LO SPORT NELL’ARTE MODERNA
A grandi passi si iniziò a correre verso l’arte moderna con le opere di alcuni artisti Cubisti e Futuristi, fra cui spiccò di certo l’opera Ciclisti del pittore statunitense di origine tedesca Lyonel Feininger, le cui linee spezzate e sfuggenti (legate a quel dinamismo di cui Giacomo Balla sarà cultore inarrivabile) suggerivano l’impetuoso arrivo in volata di una gara ciclistica su pista (il fatto che fosse su pista è desumibile dall’esame del rapporto adottato dall’atleta in primo piano).
Un discorso a parte meriterebbe, non fosse altro che per la passione che ancora oggi scatena in tutta Europa, il gioco del Calcio. Anche gli artisti moderni e contemporanei, ovviamente, subirono il fascino di questo sport, come dimostrato dalle numerose opere che ancor oggi attestano tale interesse.

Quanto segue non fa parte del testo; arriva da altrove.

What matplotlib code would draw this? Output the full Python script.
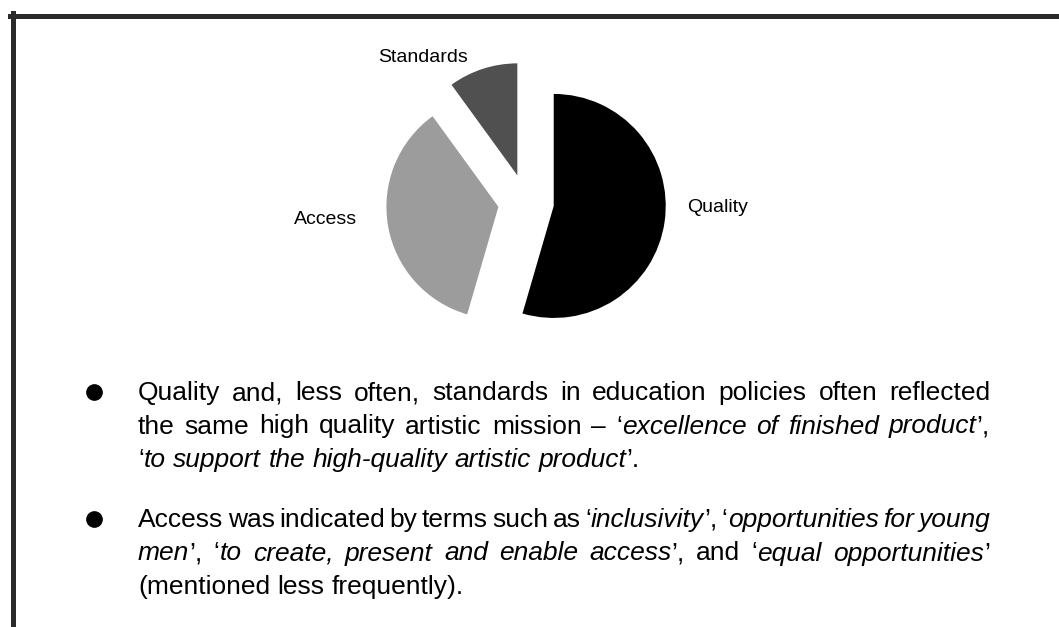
import matplotlib
matplotlib.use("Agg")
import matplotlib.pyplot as plt
from matplotlib.lines import Line2D

# pie data
categories = ["Quality", "Access", "Standards"]
shares = [54.5, 35.5, 10.0]
slice_colors = ["#000000", "#9c9c9c", "#505050"]

# bullet text, '*' switches italic on / off
bullet_1 = [
    "Quality and, less often, standards in education policies often reflected",
    "the same high quality artistic mission – ‘*excellence of finished product*’,",
    "‘*to support the high-quality artistic product*’.",
]
bullet_2 = [
    "Access was indicated by terms such as ‘*inclusivity*’, ‘*opportunities for young*",
    "*men*’, ‘*to create, present and enable access*’, and ‘*equal opportunities*’",
    "(mentioned less frequently).",
]

W, H = 1059, 627
FONT = "Liberation Sans"
BODY_FS = 19
LABEL_FS = 14

fig = plt.figure(figsize=(W / 100, H / 100), dpi=100)
renderer = fig.canvas.get_renderer()


def fx(px):
    return px / W


def fy(px):
    return 1 - px / H


# frame (top and left edge only)
fig.add_artist(Line2D([fx(10), 1], [fy(15.5), fy(15.5)], color="#2a2a2a", lw=3.6,
                      transform=fig.transFigure))
fig.add_artist(Line2D([fx(12.5), fx(12.5)], [fy(13), 0], color="#2a2a2a", lw=3.6,
                      transform=fig.transFigure))

# pie, centre at (526, 202) px, radius 112 px
cx, cy, r, half = 526, 202, 112, 170
ax = fig.add_axes([fx(cx - half), fy(cy + half), 2 * half / W, 2 * half / H])
ax.pie(shares, colors=slice_colors, startangle=90, counterclock=False,
       explode=[0.25] * len(shares), radius=1, wedgeprops=dict(linewidth=0))
lim = half / r
ax.set_xlim(-lim, lim)
ax.set_ylim(-lim, lim)
ax.set_aspect("equal")
ax.axis("off")

label_pos = {"Quality": (1.71, -0.05), "Access": (-1.79, -0.16), "Standards": (-0.92, 1.29)}
for name in categories:
    lx, ly = label_pos[name]
    ax.text(lx, ly, name, ha="center", va="center", fontsize=LABEL_FS, family=FONT)


def text_width(s, italic):
    t = fig.text(0, 0, s, fontsize=BODY_FS, family=FONT,
                 style="italic" if italic else "normal")
    w = t.get_window_extent(renderer).width
    t.remove()
    return w


def parse(line):
    words = []
    italic = False
    for word in line.split(" "):
        pieces = []
        for i, chunk in enumerate(word.split("*")):
            if i > 0:
                italic = not italic
            if chunk:
                pieces.append((chunk, italic))
        words.append(pieces)
    return words


SPACE = text_width("a a", False) - text_width("aa", False)
X0, X1 = 138, 990
LINE_H = 33.5


def draw_line(line, base, justify):
    words = parse(line)
    widths = [[text_width(s, it) for s, it in w] for w in words]
    total = sum(sum(w) for w in widths)
    gap = (X1 - X0 - total) / (len(words) - 1) if justify else SPACE
    x = X0
    for pieces, ws in zip(words, widths):
        for (s, it), w in zip(pieces, ws):
            fig.text(fx(x), fy(base), s, fontsize=BODY_FS, family=FONT,
                     style="italic" if it else "normal", va="baseline", ha="left")
            x += w
        x += gap


for lines, first_base in [(bullet_1, 400), (bullet_2, 527)]:
    fig.add_artist(Line2D([fx(94)], [fy(first_base - 8)], marker="o", ms=11,
                          color="black", transform=fig.transFigure))
    for i, line in enumerate(lines):
        draw_line(line, first_base + i * LINE_H, justify=i < len(lines) - 1)

fig.savefig("out.png", dpi=100)
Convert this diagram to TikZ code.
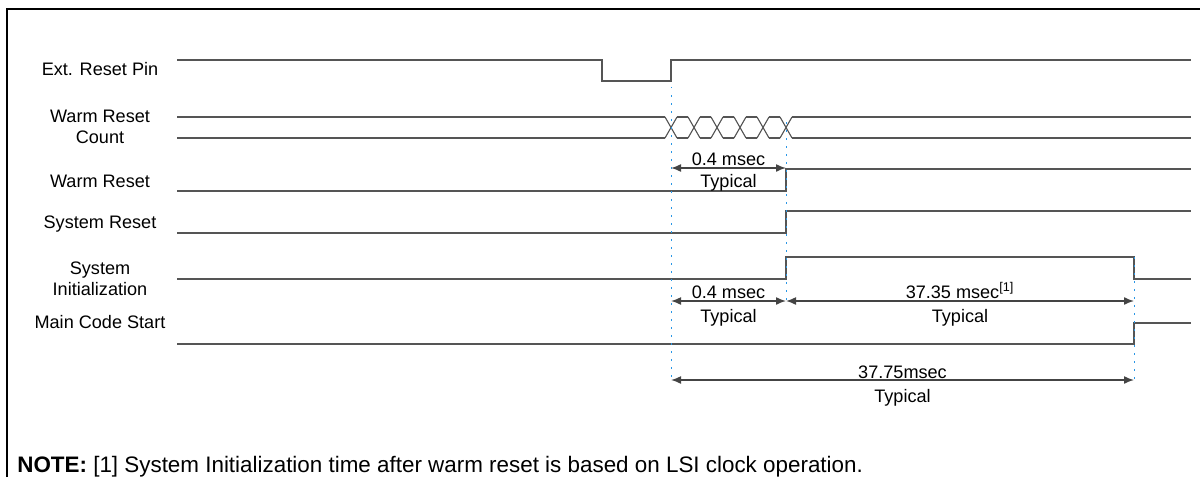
\documentclass[tikz,border=0pt]{standalone}
\usepackage{fontspec}
\setmainfont{Liberation Sans}
\usetikzlibrary{arrows.meta}
\definecolor{wavegray}{RGB}{85,85,85}
\definecolor{dimgray}{RGB}{68,68,68}
\definecolor{markblue}{RGB}{40,150,230}
\tikzset{
	wave/.style={wavegray, line width=0.32mm},
	busline/.style={wavegray, line width=0.22mm},
	marker/.style={markblue, line width=0.2mm, dash pattern=on 0.3mm off 1.3mm},
	dimline/.style={dimgray, line width=0.3mm, {Latex[length=2mm,width=1.6mm]}-{Latex[length=2mm,width=1.6mm]}},
	siglabel/.style={align=center, inner sep=0pt, font=\fontsize{10.3}{11.9}\selectfont},
	dimtext/.style={anchor=base, inner sep=0pt, font=\fontsize{10.3}{12}\selectfont}
}

\begin{document}
\begin{tikzpicture}[x=0.2mm, y=-0.2mm]
			\useasboundingbox (0,0) rectangle (1200,477);
			% frame
			\draw[black, line width=0.45mm] (7,477) -- (7,9) -- (1200,9);
			
			% signal names
			\node[siglabel, anchor=base] (extname) at (100,75) {Ext. Reset Pin};
			\node[siglabel] (countname) at (100,126.5) {Warm Reset\\Count};
			\node[siglabel, anchor=base] (warmname) at (100,187) {Warm Reset};
			\node[siglabel, anchor=base] (sysname) at (100,228) {System Reset};
			\node[siglabel] (initname) at (100,278.5) {System\\Initialization};
			\node[siglabel, anchor=base] (mainname) at (100,328) {Main Code Start};
			
			% waveforms
			\draw[wave] (177,60) -- (602,60) -- (602,81) -- (671,81) -- (671,60) -- (1191,60);
			\draw[busline] (177,117) -- (665,117);
			\draw[busline] (177,138) -- (665,138);
			\foreach \c in {671,694,717,740,763,786}{
				\draw[busline] (\c-6,117) -- (\c+6,138);
				\draw[busline] (\c-6,138) -- (\c+6,117);
			}
			\foreach \c in {671,694,717,740,763}{
				\draw[busline] (\c+6,117) -- (\c+17,117);
				\draw[busline] (\c+6,138) -- (\c+17,138);
			}
			\draw[busline] (792,117) -- (1191,117);
			\draw[busline] (792,138) -- (1191,138);
			\draw[wave] (177,191) -- (786,191) -- (786,169) -- (1191,169);
			\draw[wave] (177,233) -- (786,233) -- (786,211) -- (1191,211);
			\draw[wave] (177,279) -- (786,279) -- (786,257) -- (1134,257) -- (1134,279) -- (1191,279);
			\draw[wave] (177,344) -- (1134,344) -- (1134,323) -- (1191,323);
			
			% markers
			\coordinate (rel) at (671,87);
			\coordinate (relend) at (671,382);
			\coordinate (cnt) at (786,122);
			\coordinate (cntend) at (786,303);
			\coordinate (ini) at (1134,257);
			\coordinate (iniend) at (1134,382);
			\draw[marker] (rel) -- (relend);
			\draw[marker] (cnt) -- (cntend);
			\draw[marker] (ini) -- (iniend);
			
			% timings
			\coordinate (wa) at (671,168);
			\coordinate (wb) at (786,168);
			\coordinate (sa) at (671,301);
			\coordinate (sb) at (786,301);
			\coordinate (sc) at (1134,301);
			\coordinate (ta) at (671,380);
			\coordinate (tb) at (1134,380);
			\draw[dimline] (wa) -- (wb);
			\draw[dimline] (sa) -- (sb);
			\draw[dimline] (sb) -- (sc);
			\draw[dimline] (ta) -- (tb);
			
			\node[dimtext] (wt) at (728.5,165) {0.4 msec};
			\node[dimtext] (wty) at (728.5,187) {Typical};
			\node[dimtext] (st) at (728.5,298) {0.4 msec};
			\node[dimtext] (sty) at (728.5,322) {Typical};
			\node[dimtext] (it) at (960,298) {37.35 msec\textsuperscript{[1]}};
			\node[dimtext] (ity) at (960,322) {Typical};
			\node[dimtext] (tt) at (902.5,378) {37.75msec};
			\node[dimtext] (tty) at (902.5,402) {Typical};
			
			% note
			\node[anchor=base west, inner sep=0pt, font=\fontsize{12.75}{14}\selectfont] (note) at (17,472) {\textbf{NOTE:} [1] System Initialization time after warm reset is based on LSI clock operation.};
		\end{tikzpicture}
\end{document}
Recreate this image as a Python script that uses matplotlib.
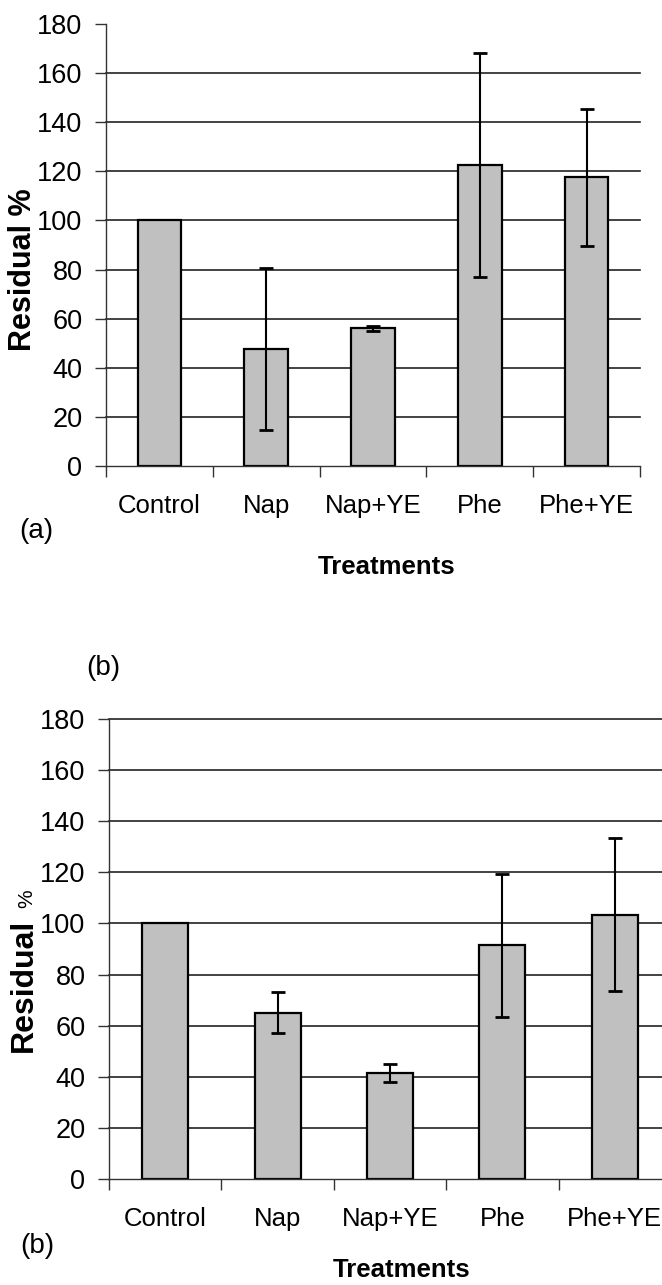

Si pensi al dipinto di Massimo Campigli (pseudonimo di Max Ihlenfeldt), La partita di calcio, appartenente oggi ad una collezione privata americana, caratterizzato da una primitiva ed atletica drammaticità dell’insieme. Sullo sfondo della rete, un difensore ed un portiere si sono lanciati verso l’alto alla conquista del pallone, mentre un terzino è raccolto in attesa sulla fatale linea della porta ed un quarto calciatore, seppur a terra, partecipa ancora al gioco, con uno sforzo che è ormai soltanto psichico. Campigli rappresentò questa scena sportiva con una partecipazione assai intensa, che si potrebbe definire da tifoso, ma senza abbandonare la propria personalità artistica: legatissimo all’arte etrusca e connesso alla pittura metafisica di De Chirico e Carrà (nella foto la sua Sintesi di una partita di calcio), inserisce i movimenti dei giocatori dentro perfetti schemi geometrici, facendoli ubbidire a ritmi compositivi ben chiusi in se stessi.
Se il tennis e il polo ispireranno altri grandi artisti, come Ferdinand Brutt o Max Liebermann, sarà soprattutto il pugilato a suggerire a parecchi artisti, primo fra tutti George Bellows, straordinario esponente del Realismo americano. Un critico dell’epoca disse che i quadri di George Bellows “colpiscono come un cazzotto”: è una definizione indovinata anche oggi, a oltre un secolo di distanza. La veemenza, vitalitá e perfino violenza dei quadri di Bellows restano infatti immutate nel tempo, riflettendo la New York in fermento degli inizi del XX secolo attraverso la raffigurazione di uno sport fatto di brutalità dominata, di agilità e di potenza.
Non stupisca l’interesse della pittura contemporanea per i fatti sportivi: lo sport è divenuto ormai una delle espressioni più importanti della vita odierna, un fenomeno di massa in strettissima correlazione con l’assoluta libertà espressiva dell’arte contemporanea, che spesso proprio nello sport trova la medesima ispirazione riscossa nelle epoche più arcaiche, dedicate al culto del corpo e dell’individuo.